▶ [WHAT THE TASK REQUIRES]:
Gather up the lines that contain "this".
——————————
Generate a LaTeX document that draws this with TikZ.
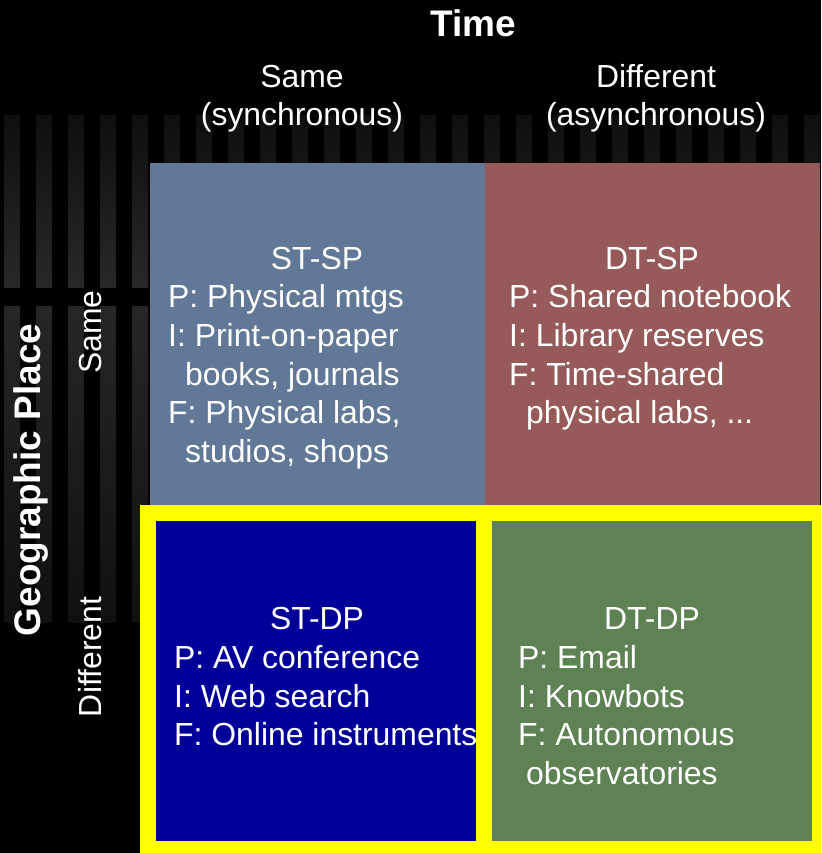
\documentclass[tikz,border=0pt]{standalone}
\usepackage{fontspec}
\setmainfont{Liberation Sans}
\definecolor{bgray}{RGB}{97,121,150}
\definecolor{bred}{RGB}{150,90,90}
\definecolor{bgreen}{RGB}{95,130,85}
\definecolor{bblue}{RGB}{0,0,153}
\definecolor{byellow}{RGB}{255,255,0}
\definecolor{stA}{RGB}{14,14,14}
\definecolor{stB}{RGB}{40,40,40}
\definecolor{stC}{RGB}{38,38,38}
\definecolor{stD}{RGB}{16,16,16}
\begin{document}
\begin{tikzpicture}[x=1pt,y=-1pt,
  txt/.style={text=white,inner sep=0pt,font=\fontsize{31.9}{38}\selectfont},
  ttl/.style={txt,anchor=base},
  ln/.style={txt,anchor=base west},
  big/.style={text=white,inner sep=0pt,anchor=base,font=\fontsize{37}{44}\selectfont\bfseries}]
\useasboundingbox (0,0) rectangle (821,853);
\fill[black] (0,0) rectangle (821,853);
% background stripes
\shade[top color=stA,bottom color=stB] \foreach \i in {0,...,25}{(4+32*\i,115) rectangle (20+32*\i,288)};
\shade[top color=stC,bottom color=stD] \foreach \i in {0,...,25}{(4+32*\i,306) rectangle (20+32*\i,623)};
% upper cells
\fill[bgray] (150,163) rectangle (485,510);
\fill[bred] (485,163) rectangle (820,510);
% yellow frame and lower cells
\fill[byellow] (140,505) rectangle (821,853);
\fill[bblue] (156,521) rectangle (476,841);
\fill[bgreen] (492,521) rectangle (812,841);
% headers
\node[big] (time) at (473,37) {Time};
\node[ttl] (same) at (302,88) {Same};
\node[ttl] (sync) at (302,126) {(synchronous)};
\node[ttl] (diff) at (656,88) {Different};
\node[ttl] (async) at (656,126) {(asynchronous)};
\node[big,rotate=90] (geo) at (40,480) {Geographic Place};
\node[ttl,rotate=90] (psame) at (101,332) {Same};
\node[ttl,rotate=90] (pdiff) at (101,657) {Different};
% ST-SP
\node[ttl] (stsp) at (317,269) {ST-SP};
\node[ln] (stsp1) at (168,307) {P: Physical mtgs};
\node[ln] (stsp2) at (168,346) {I: Print-on-paper};
\node[ln] (stsp3) at (185,385) {books, journals};
\node[ln] (stsp4) at (168,423) {F: Physical labs,};
\node[ln] (stsp5) at (185,462) {studios, shops};
% DT-SP
\node[ttl] (dtsp) at (652,269) {DT-SP};
\node[ln] (dtsp1) at (509,307) {P: Shared notebook};
\node[ln] (dtsp2) at (509,346) {I: Library reserves};
\node[ln] (dtsp3) at (509,385) {F: Time-shared};
\node[ln] (dtsp4) at (526,423) {physical labs, ...};
% ST-DP
\node[ttl] (stdp) at (317,629) {ST-DP};
\node[ln] (stdp1) at (174,668) {P: AV conference};
\node[ln] (stdp2) at (174,707) {I: Web search};
\node[ln] (stdp3) at (174,745) {F: Online instruments};
% DT-DP
\node[ttl] (dtdp) at (652,629) {DT-DP};
\node[ln] (dtdp1) at (518,668) {P: Email};
\node[ln] (dtdp2) at (518,707) {I: Knowbots};
\node[ln] (dtdp3) at (518,745) {F: Autonomous};
\node[ln] (dtdp4) at (526,784) {observatories};
\end{tikzpicture}
\end{document}
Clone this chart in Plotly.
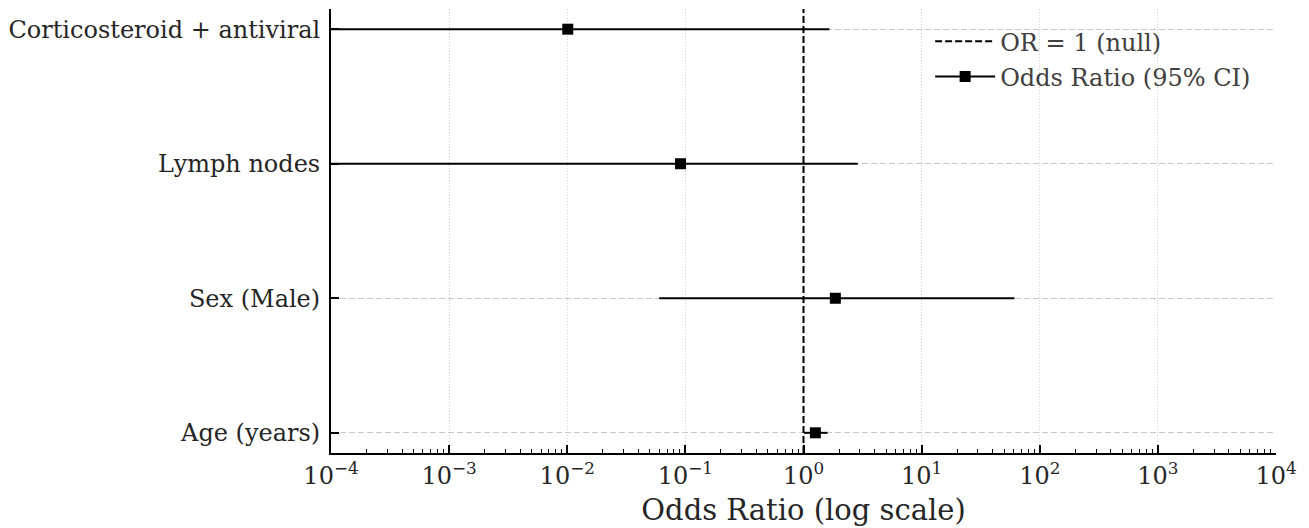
——————————
▶ [COMPLETED EXERCISE]:
Generate a LaTeX document that draws this with TikZ.
Clone this chart in Plotly.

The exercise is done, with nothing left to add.